Every entry below should be printed exactly, without its images.

_____

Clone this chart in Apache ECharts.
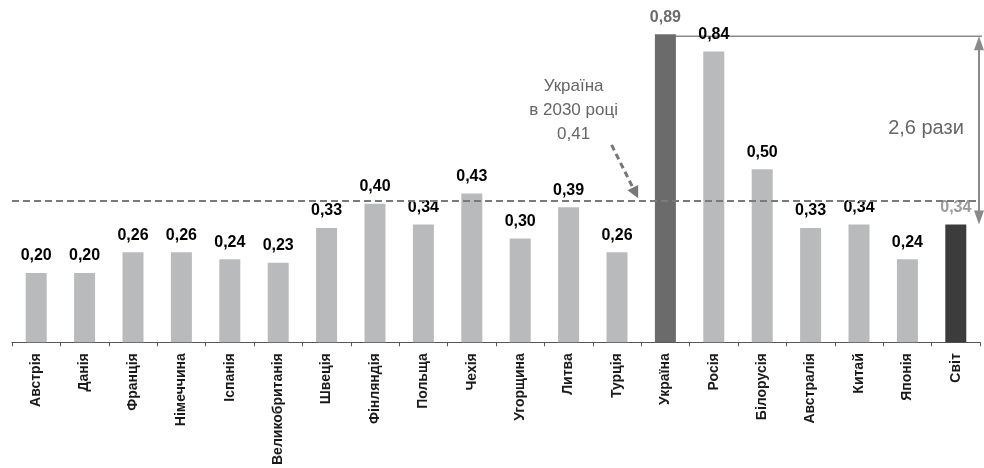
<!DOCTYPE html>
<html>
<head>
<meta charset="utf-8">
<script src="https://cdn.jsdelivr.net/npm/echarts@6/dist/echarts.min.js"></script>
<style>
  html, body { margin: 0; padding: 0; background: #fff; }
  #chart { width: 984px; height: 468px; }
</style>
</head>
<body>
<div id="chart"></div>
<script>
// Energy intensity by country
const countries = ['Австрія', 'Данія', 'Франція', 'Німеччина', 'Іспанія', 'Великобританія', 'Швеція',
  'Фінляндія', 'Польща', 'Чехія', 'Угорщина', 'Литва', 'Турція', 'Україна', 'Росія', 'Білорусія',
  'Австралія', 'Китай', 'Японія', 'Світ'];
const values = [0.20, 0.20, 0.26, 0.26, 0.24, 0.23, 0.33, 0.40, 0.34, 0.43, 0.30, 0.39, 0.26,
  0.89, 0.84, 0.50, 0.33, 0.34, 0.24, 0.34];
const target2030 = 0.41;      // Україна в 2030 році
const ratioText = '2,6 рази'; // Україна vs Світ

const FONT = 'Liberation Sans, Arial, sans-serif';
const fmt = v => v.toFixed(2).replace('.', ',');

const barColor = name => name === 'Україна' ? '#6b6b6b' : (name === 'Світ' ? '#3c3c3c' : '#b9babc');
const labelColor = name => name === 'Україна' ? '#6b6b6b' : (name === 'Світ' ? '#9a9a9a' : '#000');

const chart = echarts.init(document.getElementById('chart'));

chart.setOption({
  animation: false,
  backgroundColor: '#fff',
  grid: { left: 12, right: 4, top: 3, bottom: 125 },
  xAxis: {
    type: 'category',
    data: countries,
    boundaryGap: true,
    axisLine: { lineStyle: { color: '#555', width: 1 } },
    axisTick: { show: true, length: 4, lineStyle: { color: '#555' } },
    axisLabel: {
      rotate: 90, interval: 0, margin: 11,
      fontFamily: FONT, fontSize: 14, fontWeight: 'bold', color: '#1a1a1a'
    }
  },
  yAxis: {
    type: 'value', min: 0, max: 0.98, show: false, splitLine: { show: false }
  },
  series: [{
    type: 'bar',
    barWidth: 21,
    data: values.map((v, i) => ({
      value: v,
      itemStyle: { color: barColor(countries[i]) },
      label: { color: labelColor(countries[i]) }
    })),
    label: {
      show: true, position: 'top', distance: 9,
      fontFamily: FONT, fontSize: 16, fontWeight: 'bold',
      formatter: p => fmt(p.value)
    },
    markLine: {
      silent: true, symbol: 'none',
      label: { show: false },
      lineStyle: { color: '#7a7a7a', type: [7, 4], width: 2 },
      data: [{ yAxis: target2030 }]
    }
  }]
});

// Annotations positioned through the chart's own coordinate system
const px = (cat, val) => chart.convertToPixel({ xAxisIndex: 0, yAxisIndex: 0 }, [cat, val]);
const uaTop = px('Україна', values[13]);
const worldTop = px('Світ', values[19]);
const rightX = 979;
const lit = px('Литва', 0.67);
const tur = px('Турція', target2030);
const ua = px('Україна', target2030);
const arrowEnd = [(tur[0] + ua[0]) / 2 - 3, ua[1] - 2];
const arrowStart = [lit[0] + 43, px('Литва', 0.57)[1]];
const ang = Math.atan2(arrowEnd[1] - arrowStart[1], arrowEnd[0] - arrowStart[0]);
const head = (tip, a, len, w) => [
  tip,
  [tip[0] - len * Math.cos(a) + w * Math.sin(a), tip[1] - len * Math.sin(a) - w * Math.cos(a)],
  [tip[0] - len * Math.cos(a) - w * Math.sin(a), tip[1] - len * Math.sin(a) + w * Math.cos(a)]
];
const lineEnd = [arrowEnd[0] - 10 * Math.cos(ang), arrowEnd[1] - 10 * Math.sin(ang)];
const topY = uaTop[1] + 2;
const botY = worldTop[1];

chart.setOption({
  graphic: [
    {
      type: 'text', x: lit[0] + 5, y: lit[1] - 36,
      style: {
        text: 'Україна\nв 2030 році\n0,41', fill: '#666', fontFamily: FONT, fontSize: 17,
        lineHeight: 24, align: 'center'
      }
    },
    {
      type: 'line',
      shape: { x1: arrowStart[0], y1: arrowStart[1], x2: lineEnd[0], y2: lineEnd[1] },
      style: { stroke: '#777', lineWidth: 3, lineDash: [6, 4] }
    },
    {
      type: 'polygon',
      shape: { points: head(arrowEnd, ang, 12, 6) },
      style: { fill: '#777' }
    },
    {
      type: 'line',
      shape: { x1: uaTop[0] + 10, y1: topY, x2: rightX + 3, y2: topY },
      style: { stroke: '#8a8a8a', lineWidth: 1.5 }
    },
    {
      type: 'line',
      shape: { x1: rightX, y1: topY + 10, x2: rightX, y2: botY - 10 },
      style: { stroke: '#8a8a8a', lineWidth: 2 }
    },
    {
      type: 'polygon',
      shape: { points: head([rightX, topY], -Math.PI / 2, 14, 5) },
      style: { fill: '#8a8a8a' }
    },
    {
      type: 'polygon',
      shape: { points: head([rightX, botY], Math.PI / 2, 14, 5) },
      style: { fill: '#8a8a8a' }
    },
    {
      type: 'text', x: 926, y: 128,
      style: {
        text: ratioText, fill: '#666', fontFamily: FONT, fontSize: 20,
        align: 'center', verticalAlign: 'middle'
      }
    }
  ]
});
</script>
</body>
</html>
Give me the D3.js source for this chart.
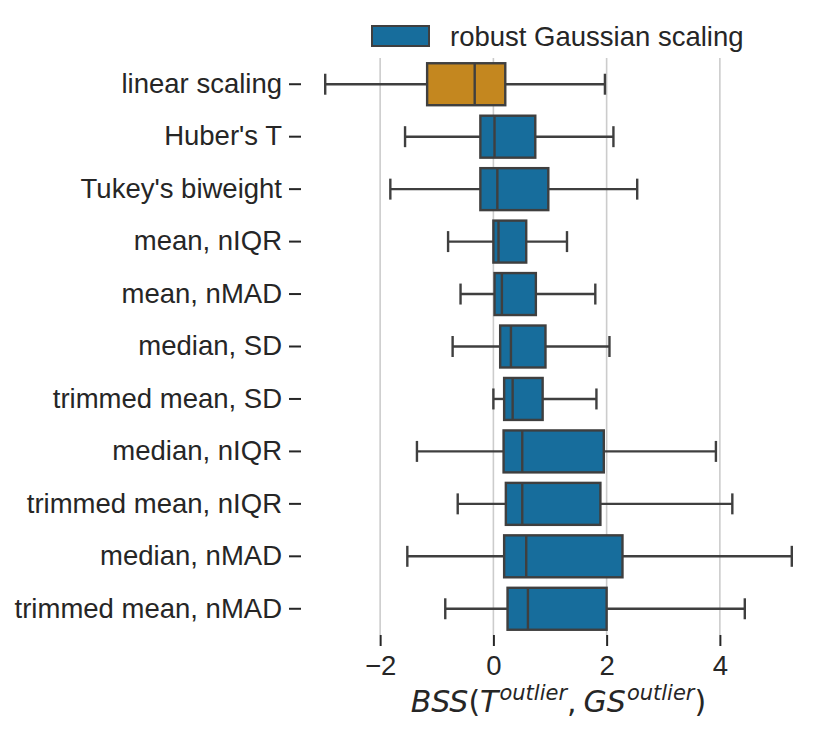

_____

* [Task answer]:
Clone this chart in Apache ECharts.
<!DOCTYPE html>
<html>
<head>
<meta charset="utf-8">
<script src="https://cdn.jsdelivr.net/npm/echarts@6/dist/echarts.min.js"></script>
<style>
  html, body { margin: 0; padding: 0; background: #fff; }
  #chart { width: 984px; height: 468px; }
</style>
</head>
<body>
<div id="chart"></div>
<script>
// Energy intensity by country
const countries = ['Австрія', 'Данія', 'Франція', 'Німеччина', 'Іспанія', 'Великобританія', 'Швеція',
  'Фінляндія', 'Польща', 'Чехія', 'Угорщина', 'Литва', 'Турція', 'Україна', 'Росія', 'Білорусія',
  'Австралія', 'Китай', 'Японія', 'Світ'];
const values = [0.20, 0.20, 0.26, 0.26, 0.24, 0.23, 0.33, 0.40, 0.34, 0.43, 0.30, 0.39, 0.26,
  0.89, 0.84, 0.50, 0.33, 0.34, 0.24, 0.34];
const target2030 = 0.41;      // Україна в 2030 році
const ratioText = '2,6 рази'; // Україна vs Світ

const FONT = 'Liberation Sans, Arial, sans-serif';
const fmt = v => v.toFixed(2).replace('.', ',');

const barColor = name => name === 'Україна' ? '#6b6b6b' : (name === 'Світ' ? '#3c3c3c' : '#b9babc');
const labelColor = name => name === 'Україна' ? '#6b6b6b' : (name === 'Світ' ? '#9a9a9a' : '#000');

const chart = echarts.init(document.getElementById('chart'));

chart.setOption({
  animation: false,
  backgroundColor: '#fff',
  grid: { left: 12, right: 4, top: 3, bottom: 125 },
  xAxis: {
    type: 'category',
    data: countries,
    boundaryGap: true,
    axisLine: { lineStyle: { color: '#555', width: 1 } },
    axisTick: { show: true, length: 4, lineStyle: { color: '#555' } },
    axisLabel: {
      rotate: 90, interval: 0, margin: 11,
      fontFamily: FONT, fontSize: 14, fontWeight: 'bold', color: '#1a1a1a'
    }
  },
  yAxis: {
    type: 'value', min: 0, max: 0.98, show: false, splitLine: { show: false }
  },
  series: [{
    type: 'bar',
    barWidth: 21,
    data: values.map((v, i) => ({
      value: v,
      itemStyle: { color: barColor(countries[i]) },
      label: { color: labelColor(countries[i]) }
    })),
    label: {
      show: true, position: 'top', distance: 9,
      fontFamily: FONT, fontSize: 16, fontWeight: 'bold',
      formatter: p => fmt(p.value)
    },
    markLine: {
      silent: true, symbol: 'none',
      label: { show: false },
      lineStyle: { color: '#7a7a7a', type: [7, 4], width: 2 },
      data: [{ yAxis: target2030 }]
    }
  }]
});

// Annotations positioned through the chart's own coordinate system
const px = (cat, val) => chart.convertToPixel({ xAxisIndex: 0, yAxisIndex: 0 }, [cat, val]);
const uaTop = px('Україна', values[13]);
const worldTop = px('Світ', values[19]);
const rightX = 979;
const lit = px('Литва', 0.67);
const tur = px('Турція', target2030);
const ua = px('Україна', target2030);
const arrowEnd = [(tur[0] + ua[0]) / 2 - 3, ua[1] - 2];
const arrowStart = [lit[0] + 43, px('Литва', 0.57)[1]];
const ang = Math.atan2(arrowEnd[1] - arrowStart[1], arrowEnd[0] - arrowStart[0]);
const head = (tip, a, len, w) => [
  tip,
  [tip[0] - len * Math.cos(a) + w * Math.sin(a), tip[1] - len * Math.sin(a) - w * Math.cos(a)],
  [tip[0] - len * Math.cos(a) - w * Math.sin(a), tip[1] - len * Math.sin(a) + w * Math.cos(a)]
];
const lineEnd = [arrowEnd[0] - 10 * Math.cos(ang), arrowEnd[1] - 10 * Math.sin(ang)];
const topY = uaTop[1] + 2;
const botY = worldTop[1];

chart.setOption({
  graphic: [
    {
      type: 'text', x: lit[0] + 5, y: lit[1] - 36,
      style: {
        text: 'Україна\nв 2030 році\n0,41', fill: '#666', fontFamily: FONT, fontSize: 17,
        lineHeight: 24, align: 'center'
      }
    },
    {
      type: 'line',
      shape: { x1: arrowStart[0], y1: arrowStart[1], x2: lineEnd[0], y2: lineEnd[1] },
      style: { stroke: '#777', lineWidth: 3, lineDash: [6, 4] }
    },
    {
      type: 'polygon',
      shape: { points: head(arrowEnd, ang, 12, 6) },
      style: { fill: '#777' }
    },
    {
      type: 'line',
      shape: { x1: uaTop[0] + 10, y1: topY, x2: rightX + 3, y2: topY },
      style: { stroke: '#8a8a8a', lineWidth: 1.5 }
    },
    {
      type: 'line',
      shape: { x1: rightX, y1: topY + 10, x2: rightX, y2: botY - 10 },
      style: { stroke: '#8a8a8a', lineWidth: 2 }
    },
    {
      type: 'polygon',
      shape: { points: head([rightX, topY], -Math.PI / 2, 14, 5) },
      style: { fill: '#8a8a8a' }
    },
    {
      type: 'polygon',
      shape: { points: head([rightX, botY], Math.PI / 2, 14, 5) },
      style: { fill: '#8a8a8a' }
    },
    {
      type: 'text', x: 926, y: 128,
      style: {
        text: ratioText, fill: '#666', fontFamily: FONT, fontSize: 20,
        align: 'center', verticalAlign: 'middle'
      }
    }
  ]
});
</script>
</body>
</html>
Give me the D3.js source for this chart.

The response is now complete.